"Ampere-1" GCC Patch Posted For Ampere's Upcoming AArch64 Core Design

Written by Michael Larabel in Arm on 2 November 2021 at 03:00 AM EDT. 11 Comments
ARM --
While Ampere Altra and Altra Max processors are achieving great success using Arm Neoverse N1 based cores, as shared earlier this year Ampere has begun designing their own custom Arm server CPU cores for slated introduction in 2022. The first GCC compiler patch for that next-gen Ampere CPU was quietly posted on Monday.

An initial patch made it out providing support and basic tuning for Ampere's "Ampere-1" CPU. Ampere-1 isn't certainly the marketing name for their initial CPU core design but just what they are referring to at least initially for the GNU Compiler Collection target. Just as before IBM referred to their POWER10 GCC target as the 'future' target and then later on added in proper user-friendly string.
The Ampere-1 implements the ARMv8.6 architecture in A64 mode and is modelled as a 4-wide issue (as with all modern micro-architectures, the chosen issue rate is a compromise between the maximum dispatch rate and the maximum rate of uops issued to the scheduler).

This adds the -mcpu=ampere1 command-line option and the relevant cost information/tuning tables for the Ampere-1.
It at least makes clear the initial Ampere core design is based on ARMv8.6 but the patch doesn't reveal much more information in its basic form.

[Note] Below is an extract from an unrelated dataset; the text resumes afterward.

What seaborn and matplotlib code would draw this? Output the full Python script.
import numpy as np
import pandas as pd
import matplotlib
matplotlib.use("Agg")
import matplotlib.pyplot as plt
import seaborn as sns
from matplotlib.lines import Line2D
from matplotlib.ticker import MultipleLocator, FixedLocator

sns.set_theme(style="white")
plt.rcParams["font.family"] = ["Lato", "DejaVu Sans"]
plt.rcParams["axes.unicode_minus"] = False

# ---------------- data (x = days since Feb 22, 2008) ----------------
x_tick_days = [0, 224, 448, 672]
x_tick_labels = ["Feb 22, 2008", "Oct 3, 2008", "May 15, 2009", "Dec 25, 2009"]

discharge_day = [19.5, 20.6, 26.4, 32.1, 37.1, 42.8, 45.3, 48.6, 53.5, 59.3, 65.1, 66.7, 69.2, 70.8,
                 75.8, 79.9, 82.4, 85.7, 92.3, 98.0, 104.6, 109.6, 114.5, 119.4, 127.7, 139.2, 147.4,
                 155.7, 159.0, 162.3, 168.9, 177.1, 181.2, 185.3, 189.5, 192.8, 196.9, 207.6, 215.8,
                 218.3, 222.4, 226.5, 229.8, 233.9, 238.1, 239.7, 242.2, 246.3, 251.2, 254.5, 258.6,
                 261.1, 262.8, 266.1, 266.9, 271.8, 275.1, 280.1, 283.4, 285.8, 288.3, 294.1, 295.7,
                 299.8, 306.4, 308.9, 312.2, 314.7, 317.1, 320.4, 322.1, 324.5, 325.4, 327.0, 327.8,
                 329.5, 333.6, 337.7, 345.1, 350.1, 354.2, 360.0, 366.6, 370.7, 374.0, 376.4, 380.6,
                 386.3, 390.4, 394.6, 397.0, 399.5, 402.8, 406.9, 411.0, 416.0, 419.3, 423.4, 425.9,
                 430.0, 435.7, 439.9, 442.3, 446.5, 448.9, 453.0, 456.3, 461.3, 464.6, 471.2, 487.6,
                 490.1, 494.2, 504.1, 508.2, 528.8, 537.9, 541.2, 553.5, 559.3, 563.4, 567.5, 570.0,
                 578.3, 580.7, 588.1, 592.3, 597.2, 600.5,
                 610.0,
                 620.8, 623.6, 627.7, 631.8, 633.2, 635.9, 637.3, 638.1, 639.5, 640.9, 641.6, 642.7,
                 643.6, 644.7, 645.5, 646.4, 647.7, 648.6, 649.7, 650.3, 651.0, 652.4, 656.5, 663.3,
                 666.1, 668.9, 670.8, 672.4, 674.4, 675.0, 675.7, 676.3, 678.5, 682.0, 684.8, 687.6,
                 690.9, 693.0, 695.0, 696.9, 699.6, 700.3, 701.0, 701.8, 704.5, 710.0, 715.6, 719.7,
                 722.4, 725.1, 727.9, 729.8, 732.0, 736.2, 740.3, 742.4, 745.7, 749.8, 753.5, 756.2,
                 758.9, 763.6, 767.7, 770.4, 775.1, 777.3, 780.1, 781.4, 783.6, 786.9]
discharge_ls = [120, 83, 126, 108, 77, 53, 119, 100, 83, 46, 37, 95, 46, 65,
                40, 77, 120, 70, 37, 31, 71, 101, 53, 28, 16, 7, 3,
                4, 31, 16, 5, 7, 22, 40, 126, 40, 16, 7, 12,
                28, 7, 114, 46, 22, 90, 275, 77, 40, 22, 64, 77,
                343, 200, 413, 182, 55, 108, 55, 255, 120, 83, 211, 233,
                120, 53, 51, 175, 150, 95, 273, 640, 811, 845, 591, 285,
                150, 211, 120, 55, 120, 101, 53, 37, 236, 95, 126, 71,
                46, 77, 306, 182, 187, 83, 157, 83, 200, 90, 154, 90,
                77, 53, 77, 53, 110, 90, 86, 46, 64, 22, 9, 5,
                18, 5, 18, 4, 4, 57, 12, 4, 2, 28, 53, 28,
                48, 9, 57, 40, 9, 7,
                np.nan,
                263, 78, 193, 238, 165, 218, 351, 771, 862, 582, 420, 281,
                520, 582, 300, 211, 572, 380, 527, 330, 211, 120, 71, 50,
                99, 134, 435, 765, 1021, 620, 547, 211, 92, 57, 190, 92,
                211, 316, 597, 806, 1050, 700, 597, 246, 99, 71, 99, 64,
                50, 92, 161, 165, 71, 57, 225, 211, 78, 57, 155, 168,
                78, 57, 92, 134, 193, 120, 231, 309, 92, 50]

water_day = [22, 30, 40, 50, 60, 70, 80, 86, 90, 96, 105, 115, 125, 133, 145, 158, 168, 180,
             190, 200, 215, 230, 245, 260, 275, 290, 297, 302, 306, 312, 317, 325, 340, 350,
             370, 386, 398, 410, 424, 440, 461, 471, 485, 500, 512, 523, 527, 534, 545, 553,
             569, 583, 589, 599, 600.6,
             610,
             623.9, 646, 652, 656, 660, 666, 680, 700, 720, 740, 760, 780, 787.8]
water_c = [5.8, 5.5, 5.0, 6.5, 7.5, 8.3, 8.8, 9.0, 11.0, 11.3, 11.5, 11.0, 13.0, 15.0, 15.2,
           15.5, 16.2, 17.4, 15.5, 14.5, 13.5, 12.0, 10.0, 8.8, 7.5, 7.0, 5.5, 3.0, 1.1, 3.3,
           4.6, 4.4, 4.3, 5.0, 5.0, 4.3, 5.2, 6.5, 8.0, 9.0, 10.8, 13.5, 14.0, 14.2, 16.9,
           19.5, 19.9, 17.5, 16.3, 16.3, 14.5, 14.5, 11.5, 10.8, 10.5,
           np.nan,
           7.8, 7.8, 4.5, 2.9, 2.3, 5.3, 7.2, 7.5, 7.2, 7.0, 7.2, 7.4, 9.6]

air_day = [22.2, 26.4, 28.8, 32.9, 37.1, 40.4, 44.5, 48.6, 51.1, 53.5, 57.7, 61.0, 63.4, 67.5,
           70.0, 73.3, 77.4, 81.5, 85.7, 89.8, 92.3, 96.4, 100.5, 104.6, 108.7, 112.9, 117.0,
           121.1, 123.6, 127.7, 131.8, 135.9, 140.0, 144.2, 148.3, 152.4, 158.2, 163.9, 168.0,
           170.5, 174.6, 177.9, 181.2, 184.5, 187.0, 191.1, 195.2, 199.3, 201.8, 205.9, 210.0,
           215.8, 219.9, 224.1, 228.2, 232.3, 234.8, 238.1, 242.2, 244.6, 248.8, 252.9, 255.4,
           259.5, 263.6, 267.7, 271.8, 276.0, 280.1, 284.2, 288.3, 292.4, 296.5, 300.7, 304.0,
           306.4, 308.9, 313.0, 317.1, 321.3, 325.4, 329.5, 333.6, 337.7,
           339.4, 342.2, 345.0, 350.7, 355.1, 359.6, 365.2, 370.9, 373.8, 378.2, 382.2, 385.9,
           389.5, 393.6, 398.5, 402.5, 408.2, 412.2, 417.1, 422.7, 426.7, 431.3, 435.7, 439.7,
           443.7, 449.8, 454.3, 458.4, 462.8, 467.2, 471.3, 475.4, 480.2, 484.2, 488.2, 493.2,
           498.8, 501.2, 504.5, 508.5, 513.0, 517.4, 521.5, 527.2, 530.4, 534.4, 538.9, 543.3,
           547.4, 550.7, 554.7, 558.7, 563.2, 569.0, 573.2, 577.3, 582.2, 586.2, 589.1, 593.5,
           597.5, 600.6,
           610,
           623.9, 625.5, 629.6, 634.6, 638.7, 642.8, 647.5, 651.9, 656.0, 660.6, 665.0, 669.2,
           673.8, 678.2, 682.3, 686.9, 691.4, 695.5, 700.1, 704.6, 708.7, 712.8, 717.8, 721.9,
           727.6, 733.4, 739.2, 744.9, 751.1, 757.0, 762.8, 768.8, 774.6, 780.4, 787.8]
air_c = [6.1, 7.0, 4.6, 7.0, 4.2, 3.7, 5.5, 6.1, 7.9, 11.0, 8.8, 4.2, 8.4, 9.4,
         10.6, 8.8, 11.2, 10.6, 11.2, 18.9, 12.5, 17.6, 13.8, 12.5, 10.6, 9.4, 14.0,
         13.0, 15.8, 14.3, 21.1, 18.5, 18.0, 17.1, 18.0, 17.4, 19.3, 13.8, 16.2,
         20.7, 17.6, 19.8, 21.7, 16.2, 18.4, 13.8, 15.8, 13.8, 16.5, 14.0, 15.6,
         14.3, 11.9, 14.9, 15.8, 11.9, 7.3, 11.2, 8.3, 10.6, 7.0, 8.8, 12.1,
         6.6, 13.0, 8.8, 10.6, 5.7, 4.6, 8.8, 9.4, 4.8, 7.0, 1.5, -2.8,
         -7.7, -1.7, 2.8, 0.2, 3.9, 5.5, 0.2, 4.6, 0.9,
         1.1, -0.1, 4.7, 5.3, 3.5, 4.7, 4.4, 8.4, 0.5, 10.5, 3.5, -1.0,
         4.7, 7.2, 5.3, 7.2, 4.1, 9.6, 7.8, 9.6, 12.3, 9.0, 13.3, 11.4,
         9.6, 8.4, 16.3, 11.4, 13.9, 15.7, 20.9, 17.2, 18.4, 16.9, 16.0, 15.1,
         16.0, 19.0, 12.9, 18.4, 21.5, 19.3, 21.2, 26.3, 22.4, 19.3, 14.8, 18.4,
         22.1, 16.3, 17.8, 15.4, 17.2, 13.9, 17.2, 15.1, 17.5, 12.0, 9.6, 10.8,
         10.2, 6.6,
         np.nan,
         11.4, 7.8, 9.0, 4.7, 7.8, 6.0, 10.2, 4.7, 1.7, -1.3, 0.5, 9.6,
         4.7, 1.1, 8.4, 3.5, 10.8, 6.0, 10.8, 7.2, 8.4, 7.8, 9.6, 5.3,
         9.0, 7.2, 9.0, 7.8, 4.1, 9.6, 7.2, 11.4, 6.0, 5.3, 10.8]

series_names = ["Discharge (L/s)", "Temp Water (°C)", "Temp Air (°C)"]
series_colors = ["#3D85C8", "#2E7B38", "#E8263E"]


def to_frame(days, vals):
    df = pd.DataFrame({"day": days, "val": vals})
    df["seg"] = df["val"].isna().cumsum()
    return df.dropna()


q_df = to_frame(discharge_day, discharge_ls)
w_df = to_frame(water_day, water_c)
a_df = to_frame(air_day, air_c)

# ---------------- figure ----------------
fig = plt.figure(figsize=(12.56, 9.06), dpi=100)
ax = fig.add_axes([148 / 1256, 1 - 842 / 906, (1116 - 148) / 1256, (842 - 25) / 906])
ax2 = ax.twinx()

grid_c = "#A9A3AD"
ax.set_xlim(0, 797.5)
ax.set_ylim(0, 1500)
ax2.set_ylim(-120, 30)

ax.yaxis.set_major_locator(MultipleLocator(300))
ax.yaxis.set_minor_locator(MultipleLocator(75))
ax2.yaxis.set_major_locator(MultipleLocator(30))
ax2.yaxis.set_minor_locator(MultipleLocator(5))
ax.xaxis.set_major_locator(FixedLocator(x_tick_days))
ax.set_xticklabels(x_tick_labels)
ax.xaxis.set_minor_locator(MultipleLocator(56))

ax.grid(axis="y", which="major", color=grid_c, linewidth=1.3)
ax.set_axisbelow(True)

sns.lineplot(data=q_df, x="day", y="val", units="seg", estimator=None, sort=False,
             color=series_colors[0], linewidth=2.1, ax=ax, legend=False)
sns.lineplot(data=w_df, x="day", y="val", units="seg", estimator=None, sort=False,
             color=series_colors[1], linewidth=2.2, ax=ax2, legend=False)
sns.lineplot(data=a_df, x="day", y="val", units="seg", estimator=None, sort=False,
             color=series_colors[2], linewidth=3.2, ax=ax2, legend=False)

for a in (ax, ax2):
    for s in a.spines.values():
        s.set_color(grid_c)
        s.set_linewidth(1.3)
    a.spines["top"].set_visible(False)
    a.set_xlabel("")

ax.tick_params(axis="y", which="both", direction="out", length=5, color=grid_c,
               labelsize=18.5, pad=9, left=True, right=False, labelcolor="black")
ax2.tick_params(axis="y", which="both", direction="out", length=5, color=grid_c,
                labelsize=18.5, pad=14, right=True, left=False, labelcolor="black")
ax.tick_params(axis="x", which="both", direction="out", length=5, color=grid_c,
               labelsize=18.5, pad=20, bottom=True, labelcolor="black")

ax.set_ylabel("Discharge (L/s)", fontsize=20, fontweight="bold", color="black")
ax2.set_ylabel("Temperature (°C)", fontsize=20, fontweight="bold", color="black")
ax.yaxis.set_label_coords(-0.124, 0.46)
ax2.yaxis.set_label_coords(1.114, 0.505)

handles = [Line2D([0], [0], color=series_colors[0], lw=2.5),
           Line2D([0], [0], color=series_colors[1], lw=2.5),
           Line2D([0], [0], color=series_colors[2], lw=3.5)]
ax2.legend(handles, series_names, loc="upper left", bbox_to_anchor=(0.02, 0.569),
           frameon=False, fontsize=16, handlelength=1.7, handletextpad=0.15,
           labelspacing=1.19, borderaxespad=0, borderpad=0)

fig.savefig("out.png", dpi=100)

The "ampere1" tuning will ultimately be important for generating optimized code targeting this processor.

Public details remain light on this next-gen core besides that it will be manufactured on a 5nm process and feature greater memory bandwidth as well as increased I/O and network bandwidth.

In any case, great to see the early enablement work happening around Ampere's own Arm core designs ahead of the planned launch in 2022. This aligns with Intel's pre-release additions to GCC (and LLVM Clang) for new CPUs / microarchitecture families and times much better than AMD not seeing compiler tuning until around product launch time with their status quo.